In Which I Violate the First Amendment
Welcome to "The Gods Are Bored," your front row seat to the comedy of life! Boatloads of mirth, for what it's worth!
In 2004 I lost my job to corporate greed. I decided that one way to recoup a little of the income was to become a substitute teacher. Thus, in the fall of 2005 I found myself climbing a set of concrete stairs into a Vocational-Technical school whose student body is 65 percent Hispanic, 30 percent African American, and 5 percent Asian.
Mindful of the Establishment Clause in the Constitution, I've never confessed to bringing my faeries with me, although I wear one or the other of them to school every time I go. (They travel with me in wearable-sized witch balls.)
A few months ago, one of my students noticed Puck and said, "That's a witch's ball. Are you Wiccan?"
Could have knocked me over with a feather.
I replied, "Actually I'm a Druid." Because I was only answering the question, you know?
He started peppering me with questions, which I demurred because of my faithfulness to the Clause. (And because I was supposed to be teaching them about John Stuart Mill or some other excruciatingly boring dead white guy.)
This conversation occurred during a long-term assignment I had back in the winter. Last week I went in to school on a daily gig, and the student was in my homeroom. He was reading a Goth-looking book about "Night Magick," big Pentagram on the cover. He showed it to me proudly.
There was another teacher watching me at the time, so I didn't say anything. But I've been worrying and fretting about ... emm ... let's call him Orlando, there's only about 25 Orlandos at this school.
See, I wanted to make sure he wasn't boning up on black magic or some other negative stuff. But I couldn't query him about it with another teacher in the room, or even with other students listening. I could only hope that he hadn't gotten his hands on some piece of sensationalist claptrap.
You know, it's funny how the bored gods work. Because I went to the Vo-Tech this week, and I was supposed to cover for Teacher A, but Teacher B didn't like the substitute assigned to her class, so I got switched. Orlando was in Teacher B's class, writing a book report about his magick book.
How's them apples?
So Orlando turned in his book report, and I read it, and it turns out the book was okay, theologically sound where bored gods and goddesses are concerned. In fact his "cast of characters" consisted of a long list of bored deities! (Too bad I'm not grading the thing, I'd give him an A for the year.)

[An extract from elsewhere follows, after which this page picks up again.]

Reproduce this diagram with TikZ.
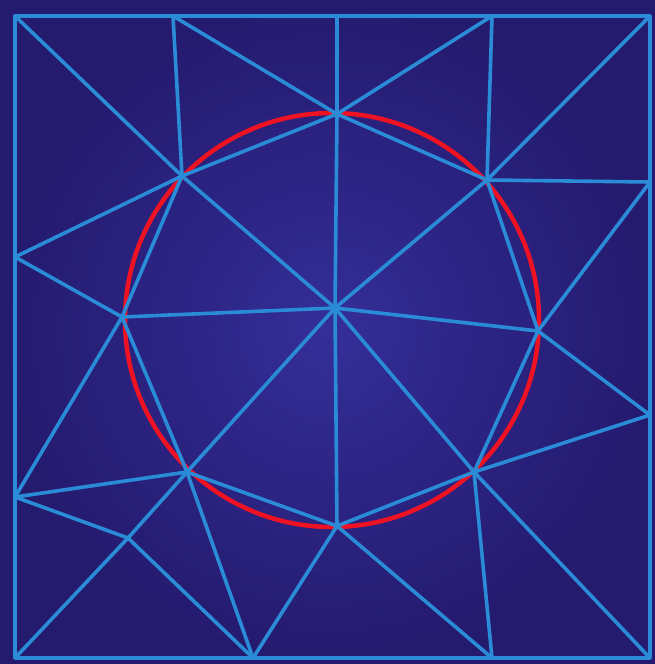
\documentclass[tikz,border=0pt]{standalone}
\begin{document}
\begin{tikzpicture}[x=1pt,y=-1pt,
  edge/.style={draw=meshblue,line width=3.6pt,line cap=round,line join=round},
  ring/.style={draw=ringred,line width=4.5pt}]
\definecolor{meshblue}{RGB}{42,140,214}
\definecolor{ringred}{RGB}{238,18,35}
\definecolor{bgin}{RGB}{52,46,152}
\definecolor{bgout}{RGB}{36,26,110}
\useasboundingbox (0,0) rectangle (655,664);
\shade[inner color=bgin,outer color=bgout] (0,0) rectangle (655,664);
% outer frame corners and edge points
\coordinate (TL) at (15,16);
\coordinate (TR) at (650,16);
\coordinate (BR) at (650,658);
\coordinate (BL) at (15,658);
\coordinate (T1) at (173,16);
\coordinate (T2) at (337,16);
\coordinate (T3) at (492,16);
\coordinate (R1) at (650,182);
\coordinate (R2) at (650,415);
\coordinate (B1) at (253,658);
\coordinate (B2) at (492,658);
\coordinate (L1) at (15,257);
\coordinate (L2) at (15,497);
% circle points
\coordinate (Ctop) at (337,114);
\coordinate (Cul) at (182,176);
\coordinate (Cl) at (122,317);
\coordinate (Cll) at (187,472);
\coordinate (Cb) at (337,526);
\coordinate (Clr) at (474,472);
\coordinate (Cr) at (538,331);
\coordinate (Cur) at (487,180);
\coordinate (M) at (335,308);
\coordinate (I) at (128,538);
\coordinate (O) at (332,320);
% red circle
\draw[ring] (O) circle (207);
% frame
\draw[edge] (TL) -- (TR) -- (BR) -- (BL) -- cycle;
% polygon chords
\draw[edge] (Ctop) -- (Cur) -- (Cr) -- (Clr) -- (Cb) -- (Cll) -- (Cl) -- (Cul) -- cycle;
% spokes
\foreach \p in {Ctop,Cul,Cl,Cll,Cb,Clr,Cr,Cur} \draw[edge] (M) -- (\p);
% outer triangulation
\draw[edge] (TL) -- (Cul);
\draw[edge] (T1) -- (Cul);
\draw[edge] (T1) -- (Ctop);
\draw[edge] (T2) -- (Ctop);
\draw[edge] (T3) -- (Ctop);
\draw[edge] (T3) -- (Cur);
\draw[edge] (TR) -- (Cur);
\draw[edge] (Cur) -- (R1);
\draw[edge] (R1) -- (Cr);
\draw[edge] (Cr) -- (R2);
\draw[edge] (Clr) -- (R2);
\draw[edge] (Clr) -- (BR);
\draw[edge] (Clr) -- (B2);
\draw[edge] (Cb) -- (B2);
\draw[edge] (Cb) -- (B1);
\draw[edge] (Cll) -- (B1);
\draw[edge] (I) -- (B1);
\draw[edge] (I) -- (BL);
\draw[edge] (I) -- (Cll);
\draw[edge] (L2) -- (I);
\draw[edge] (L2) -- (Cll);
\draw[edge] (L2) -- (Cl);
\draw[edge] (L1) -- (Cl);
\draw[edge] (L1) -- (Cul);
\end{tikzpicture}
\end{document}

Quickly and quietly he and I went over the Threefold Rule, and I asked him what specifically interested him about magick, and he said he was psychic. I told him I know a medium, and he should work on developing his talent.
Then I guess I broke down and slam-dunked the Establishment Clause. Because I took a sticky note and wrote on it, "Isaac Bonewits." I told Orlando to Google the name.
Okay, okay, I don't always practice what I preach. But there are so few of us Pagans, and it's not like I stood up in front of the class and wrote Bonewits's name on the chalkboard. In fact, the secrecy of the transaction appealed to both Orlando and me. He pocketed the sticky, and no one else paid any attention.
I'm not sure I'll be back at the Vo-Tech this coming fall. I have to drive there, and I live within walking distance of another high school. If I have to give up the Vo-Tech, I sure will miss some of the students there. Especially every one I've ever had named Orlando. There's magic in that name.
Please don't tell the ACLU about this, huh?